Check each line of the listing, and copy it if it contains the word "document".
[begin RECORDS FOR THIS EXERCISE]
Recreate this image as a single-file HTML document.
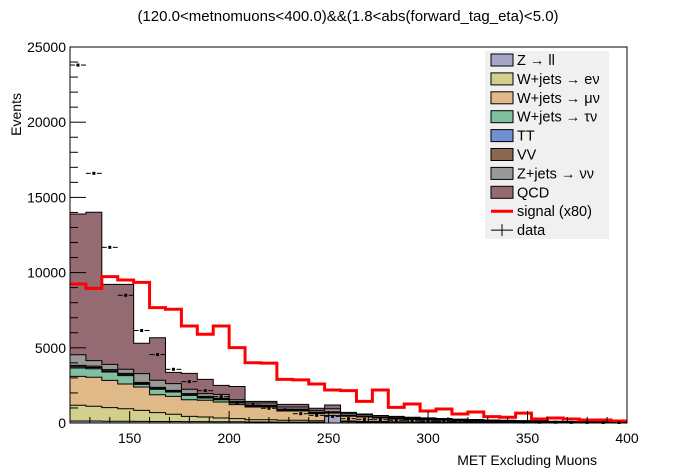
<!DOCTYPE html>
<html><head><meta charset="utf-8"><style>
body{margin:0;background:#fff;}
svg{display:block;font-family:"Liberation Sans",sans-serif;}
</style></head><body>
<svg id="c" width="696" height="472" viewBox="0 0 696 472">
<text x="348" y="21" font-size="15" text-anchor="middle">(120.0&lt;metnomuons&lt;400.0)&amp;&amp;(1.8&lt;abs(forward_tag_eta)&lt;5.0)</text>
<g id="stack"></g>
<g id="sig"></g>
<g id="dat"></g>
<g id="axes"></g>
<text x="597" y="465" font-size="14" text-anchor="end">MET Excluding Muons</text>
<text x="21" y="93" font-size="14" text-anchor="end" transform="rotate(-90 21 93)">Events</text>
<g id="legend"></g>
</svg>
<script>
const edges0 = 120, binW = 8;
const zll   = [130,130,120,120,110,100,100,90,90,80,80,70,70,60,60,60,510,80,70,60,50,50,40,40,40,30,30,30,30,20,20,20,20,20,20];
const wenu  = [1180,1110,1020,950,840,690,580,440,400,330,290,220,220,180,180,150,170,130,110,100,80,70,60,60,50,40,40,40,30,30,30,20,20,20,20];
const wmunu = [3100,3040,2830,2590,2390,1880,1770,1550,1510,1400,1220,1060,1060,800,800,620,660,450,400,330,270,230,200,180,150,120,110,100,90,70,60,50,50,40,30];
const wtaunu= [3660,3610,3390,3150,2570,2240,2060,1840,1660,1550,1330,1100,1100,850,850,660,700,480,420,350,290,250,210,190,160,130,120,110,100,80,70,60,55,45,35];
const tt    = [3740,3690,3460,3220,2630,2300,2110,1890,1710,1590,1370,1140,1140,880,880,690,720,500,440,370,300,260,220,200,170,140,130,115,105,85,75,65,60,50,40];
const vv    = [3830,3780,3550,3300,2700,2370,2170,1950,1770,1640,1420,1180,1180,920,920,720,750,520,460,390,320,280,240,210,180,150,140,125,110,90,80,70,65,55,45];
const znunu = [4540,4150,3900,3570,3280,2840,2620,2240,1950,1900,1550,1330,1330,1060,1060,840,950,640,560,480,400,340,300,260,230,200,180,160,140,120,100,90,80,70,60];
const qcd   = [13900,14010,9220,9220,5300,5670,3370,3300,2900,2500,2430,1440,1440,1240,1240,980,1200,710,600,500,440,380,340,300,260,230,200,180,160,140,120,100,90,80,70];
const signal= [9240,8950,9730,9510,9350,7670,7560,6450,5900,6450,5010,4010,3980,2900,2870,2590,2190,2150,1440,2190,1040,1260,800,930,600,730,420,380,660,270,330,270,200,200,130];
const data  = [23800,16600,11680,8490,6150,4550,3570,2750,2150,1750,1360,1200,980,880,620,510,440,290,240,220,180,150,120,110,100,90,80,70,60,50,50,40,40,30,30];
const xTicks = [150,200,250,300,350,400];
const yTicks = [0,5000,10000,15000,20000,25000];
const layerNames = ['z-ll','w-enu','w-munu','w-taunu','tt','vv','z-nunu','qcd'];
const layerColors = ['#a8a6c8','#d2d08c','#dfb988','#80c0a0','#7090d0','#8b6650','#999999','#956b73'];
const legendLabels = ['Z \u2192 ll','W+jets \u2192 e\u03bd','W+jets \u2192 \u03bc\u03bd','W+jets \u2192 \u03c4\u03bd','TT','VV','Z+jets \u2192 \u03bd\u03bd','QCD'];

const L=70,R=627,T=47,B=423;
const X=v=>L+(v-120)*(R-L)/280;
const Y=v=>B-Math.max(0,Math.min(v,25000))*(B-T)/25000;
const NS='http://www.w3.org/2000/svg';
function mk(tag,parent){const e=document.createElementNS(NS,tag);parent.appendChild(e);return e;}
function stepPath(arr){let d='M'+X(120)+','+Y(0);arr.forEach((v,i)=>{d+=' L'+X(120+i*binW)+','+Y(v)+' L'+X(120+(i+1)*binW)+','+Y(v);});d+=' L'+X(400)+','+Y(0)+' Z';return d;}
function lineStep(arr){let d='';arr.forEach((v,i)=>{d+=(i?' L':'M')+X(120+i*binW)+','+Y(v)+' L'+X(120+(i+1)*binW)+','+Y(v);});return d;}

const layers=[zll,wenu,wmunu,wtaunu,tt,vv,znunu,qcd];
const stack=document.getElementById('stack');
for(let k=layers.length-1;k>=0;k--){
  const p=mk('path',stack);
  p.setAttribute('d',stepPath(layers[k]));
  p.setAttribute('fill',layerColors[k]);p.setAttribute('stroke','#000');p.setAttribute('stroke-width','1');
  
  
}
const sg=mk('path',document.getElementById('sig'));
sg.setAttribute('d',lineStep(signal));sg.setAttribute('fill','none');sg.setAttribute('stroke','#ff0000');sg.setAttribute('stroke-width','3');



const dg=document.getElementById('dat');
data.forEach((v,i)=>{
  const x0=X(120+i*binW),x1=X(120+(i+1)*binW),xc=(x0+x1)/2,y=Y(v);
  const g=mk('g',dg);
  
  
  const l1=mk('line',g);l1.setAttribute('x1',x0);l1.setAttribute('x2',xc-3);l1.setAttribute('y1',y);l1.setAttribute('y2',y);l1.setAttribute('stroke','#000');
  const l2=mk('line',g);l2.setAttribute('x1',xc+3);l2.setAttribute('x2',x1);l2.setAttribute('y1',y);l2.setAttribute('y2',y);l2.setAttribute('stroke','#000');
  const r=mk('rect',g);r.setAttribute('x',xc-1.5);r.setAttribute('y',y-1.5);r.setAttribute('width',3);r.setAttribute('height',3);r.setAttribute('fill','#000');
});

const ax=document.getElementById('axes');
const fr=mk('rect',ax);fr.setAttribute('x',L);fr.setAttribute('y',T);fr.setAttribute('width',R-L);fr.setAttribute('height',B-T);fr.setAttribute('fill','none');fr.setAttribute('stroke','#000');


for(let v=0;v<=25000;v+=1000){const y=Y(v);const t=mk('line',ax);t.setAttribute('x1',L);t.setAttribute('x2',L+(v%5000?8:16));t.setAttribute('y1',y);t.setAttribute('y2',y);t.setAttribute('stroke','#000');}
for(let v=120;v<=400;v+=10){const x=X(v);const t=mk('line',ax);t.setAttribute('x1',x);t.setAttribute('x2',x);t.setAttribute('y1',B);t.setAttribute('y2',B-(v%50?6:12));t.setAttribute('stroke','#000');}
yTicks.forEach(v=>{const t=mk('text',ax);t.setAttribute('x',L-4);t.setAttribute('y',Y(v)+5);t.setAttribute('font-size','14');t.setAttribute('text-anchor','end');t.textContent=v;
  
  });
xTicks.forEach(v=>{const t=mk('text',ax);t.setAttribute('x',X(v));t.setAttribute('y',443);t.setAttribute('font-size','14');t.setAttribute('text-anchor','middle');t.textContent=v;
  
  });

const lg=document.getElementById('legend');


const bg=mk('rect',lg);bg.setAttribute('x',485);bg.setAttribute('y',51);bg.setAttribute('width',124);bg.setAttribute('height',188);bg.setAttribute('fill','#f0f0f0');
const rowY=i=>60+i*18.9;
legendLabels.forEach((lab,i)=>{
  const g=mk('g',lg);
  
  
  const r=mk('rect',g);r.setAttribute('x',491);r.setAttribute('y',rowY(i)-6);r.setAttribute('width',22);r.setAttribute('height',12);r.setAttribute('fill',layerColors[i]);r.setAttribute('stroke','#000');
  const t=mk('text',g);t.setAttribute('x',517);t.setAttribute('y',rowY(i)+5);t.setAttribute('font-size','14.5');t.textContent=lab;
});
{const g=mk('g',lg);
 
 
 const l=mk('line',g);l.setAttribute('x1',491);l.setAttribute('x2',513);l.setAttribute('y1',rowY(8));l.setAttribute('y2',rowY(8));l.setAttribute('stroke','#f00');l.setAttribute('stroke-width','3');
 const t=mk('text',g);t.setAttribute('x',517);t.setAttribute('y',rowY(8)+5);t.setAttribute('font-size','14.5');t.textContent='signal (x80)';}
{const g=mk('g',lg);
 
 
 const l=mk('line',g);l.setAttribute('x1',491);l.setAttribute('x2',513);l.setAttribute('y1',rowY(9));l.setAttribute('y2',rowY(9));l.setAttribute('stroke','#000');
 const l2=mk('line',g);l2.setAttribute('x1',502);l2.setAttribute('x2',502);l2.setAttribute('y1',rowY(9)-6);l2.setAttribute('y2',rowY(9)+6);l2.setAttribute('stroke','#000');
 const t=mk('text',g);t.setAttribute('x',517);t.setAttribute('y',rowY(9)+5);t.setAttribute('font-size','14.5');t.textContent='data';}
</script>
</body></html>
[end RECORDS FOR THIS EXERCISE]
[begin RECORDS FOR THIS EXERCISE]
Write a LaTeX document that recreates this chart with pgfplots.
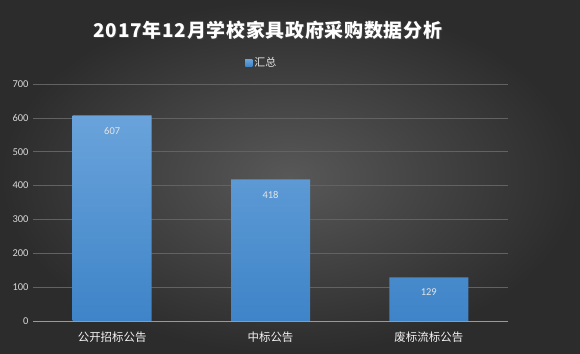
[end RECORDS FOR THIS EXERCISE]
_EXERCISE RESPONSE_:
Recreate this image as a single-file HTML document.
function mk(tag,parent){const e=document.createElementNS(NS,tag);parent.appendChild(e);return e;}
const stack=document.getElementById('stack');
const sg=mk('path',document.getElementById('sig'));
const dg=document.getElementById('dat');
const ax=document.getElementById('axes');
const lg=document.getElementById('legend');
Write a LaTeX document that recreates this chart with pgfplots.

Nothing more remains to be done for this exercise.